## Task to complete
Restate, exactly and without pictures, the lines from the start of the listing below through the line holding "const peakYTicks = [0, 100, 200, 300, 400, 500, 600, 700];".
++++ Data excerpt ++++
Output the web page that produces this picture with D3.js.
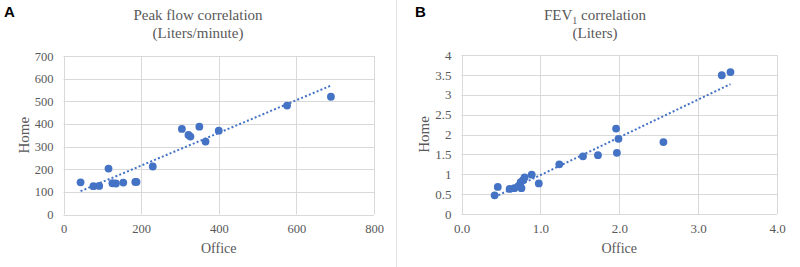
<!DOCTYPE html>
<html><head><meta charset="utf-8">
<script src="https://cdn.jsdelivr.net/npm/d3@7"></script>
<style>html,body{margin:0;padding:0;background:#fff;}svg{display:block;}</style>
</head><body>
<svg id="c" width="800" height="267"></svg>
<script>
// Panel A: Peak flow (Liters/minute)
const peakOffice = [44, 77, 92, 116, 126, 135, 154, 185, 188, 230, 305, 322, 327, 350, 366, 400, 576, 689];
const peakHome   = [142, 125, 126, 203, 138, 137, 141, 144, 144, 212, 378, 351, 344, 388, 322, 370, 481, 520];
const peakXTicks = [0, 200, 400, 600, 800];
const peakYTicks = [0, 100, 200, 300, 400, 500, 600, 700];

// Panel B: FEV1 (Liters)
const fevOffice = [0.42, 0.46, 0.61, 0.67, 0.72, 0.75, 0.76, 0.78, 0.80, 0.89, 0.98, 1.24, 1.54, 1.73, 1.96, 1.99, 1.97, 2.56, 3.30, 3.41];
const fevHome   = [0.47, 0.68, 0.63, 0.65, 0.70, 0.80, 0.65, 0.85, 0.92, 0.99, 0.77, 1.25, 1.45, 1.48, 2.15, 1.89, 1.54, 1.81, 3.49, 3.57];
const fevXTicks = [0, 1, 2, 3, 4];
const fevYTicks = [0, 0.5, 1, 1.5, 2, 2.5, 3, 3.5, 4];

const svg = d3.select("#c");
const BLUE = "#4472C4", GRID = "#d9d9d9", TXT = "#595959";
const serif = "'Liberation Serif','Times New Roman',serif";

// separator
svg.append("line").attr("x1",396.5).attr("x2",396.5).attr("y1",0).attr("y2",267)
  .attr("stroke","#e2e2e2").attr("stroke-width",1);

function linreg(xs, ys){
  const n = xs.length, mx = d3.mean(xs), my = d3.mean(ys);
  let sxy=0, sxx=0;
  for(let i=0;i<n;i++){ sxy += (xs[i]-mx)*(ys[i]-my); sxx += (xs[i]-mx)**2; }
  const b = sxy/sxx; return {b, a: my - b*mx};
}

function panel(o){
  const g = svg.append("g");
  const x = d3.scaleLinear().domain(o.xDomain).range([o.left, o.right]);
  const y = d3.scaleLinear().domain(o.yDomain).range([o.bottom, o.top]);
  g.selectAll(".gy").data(o.yTicks).join("line")
    .attr("x1",o.left).attr("x2",o.right)
    .attr("y1",d=>Math.round(y(d))+0.5).attr("y2",d=>Math.round(y(d))+0.5)
    .attr("stroke",GRID).attr("stroke-width",1);
  g.selectAll(".gx").data(o.xTicks).join("line")
    .attr("y1",o.top).attr("y2",o.bottom)
    .attr("x1",d=>Math.round(x(d))+0.5).attr("x2",d=>Math.round(x(d))+0.5)
    .attr("stroke",GRID).attr("stroke-width",1);
  const ax = g.append("g").attr("transform",`translate(0,${o.bottom})`)
    .call(d3.axisBottom(x).tickValues(o.xTicks).tickFormat(o.xFmt).tickSize(0).tickPadding(10));
  const ay = g.append("g").attr("transform",`translate(${o.left},0)`)
    .call(d3.axisLeft(y).tickValues(o.yTicks).tickFormat(o.yFmt).tickSize(0).tickPadding(10));
  [ax,ay].forEach(a=>{
    a.attr("font-family",serif).attr("font-size",o.tickSize);
    a.select(".domain").remove();
    a.selectAll("text").attr("fill",TXT).style("font-family",serif).style("font-size",o.tickSize+"px");
  });
  const r = linreg(o.xs, o.ys);
  const x0 = d3.min(o.xs), x1 = d3.max(o.xs);
  g.append("line").attr("x1",x(x0)).attr("y1",y(r.a+r.b*x0))
    .attr("x2",x(x1)).attr("y2",y(r.a+r.b*x1))
    .attr("stroke",BLUE).attr("stroke-width",2).attr("stroke-dasharray","2,2.2");
  g.selectAll("circle").data(o.xs.map((v,i)=>[v,o.ys[i]])).join("circle")
    .attr("cx",d=>x(d[0])).attr("cy",d=>y(d[1])).attr("r",3.9).attr("fill",BLUE);
  const t = g.append("text").attr("x",o.tcx).attr("y",20).attr("text-anchor","middle")
    .attr("fill",TXT).style("font-family",serif).style("font-size","15px");
  o.title(t);
  g.append("text").attr("x",o.tcx).attr("y",38).attr("text-anchor","middle")
    .attr("fill",TXT).style("font-family",serif).style("font-size","15px").text(o.sub);
  g.append("text").attr("x",(o.left+o.right)/2).attr("y",253).attr("text-anchor","middle")
    .attr("fill",TXT).style("font-family",serif).style("font-size","14px").text("Office");
  g.append("text").attr("transform",`translate(${o.hx},${(o.top+o.bottom)/2}) rotate(-90)`)
    .attr("text-anchor","middle").attr("dy","0.35em")
    .attr("fill",TXT).style("font-family",serif).style("font-size","15px").text("Home");
  g.append("text").attr("x",o.lx).attr("y",17).attr("fill","#000")
    .style("font-family","'Liberation Sans',Arial,sans-serif").style("font-weight","900")
    .style("font-size","15px").text(o.letter);
}

panel({xs:peakOffice, ys:peakHome, xDomain:[0,800], yDomain:[0,700],
  xTicks:peakXTicks, yTicks:peakYTicks, xFmt:d3.format("d"), yFmt:d3.format("d"),
  left:63.5, right:374, top:56, bottom:214.5, tcx:198, hx:24, lx:4, letter:"A", tickSize:12.5,
  title:t=>t.text("Peak flow correlation"), sub:"(Liters/minute)"});

panel({xs:fevOffice, ys:fevHome, xDomain:[0,4], yDomain:[0,4],
  xTicks:fevXTicks, yTicks:fevYTicks, xFmt:d3.format(".1f"), yFmt:d=>String(d),
  left:461.5, right:777, top:55, bottom:214, tcx:595, hx:424, lx:415, letter:"B", tickSize:13,
  title:t=>{ t.append("tspan").text("FEV");
    t.append("tspan").attr("dy",4).style("font-size","10px").text("1");
    t.append("tspan").attr("dy",-4).text(" correlation"); }, sub:"(Liters)"});
</script>
</body></html>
++++
## Right answer
Output the web page that produces this picture with D3.js.
<!DOCTYPE html>
<html><head><meta charset="utf-8">
<script src="https://cdn.jsdelivr.net/npm/d3@7"></script>
<style>html,body{margin:0;padding:0;background:#fff;}svg{display:block;}</style>
</head><body>
<svg id="c" width="800" height="267"></svg>
<script>
// Panel A: Peak flow (Liters/minute)
const peakOffice = [44, 77, 92, 116, 126, 135, 154, 185, 188, 230, 305, 322, 327, 350, 366, 400, 576, 689];
const peakHome   = [142, 125, 126, 203, 138, 137, 141, 144, 144, 212, 378, 351, 344, 388, 322, 370, 481, 520];
const peakXTicks = [0, 200, 400, 600, 800];
const peakYTicks = [0, 100, 200, 300, 400, 500, 600, 700];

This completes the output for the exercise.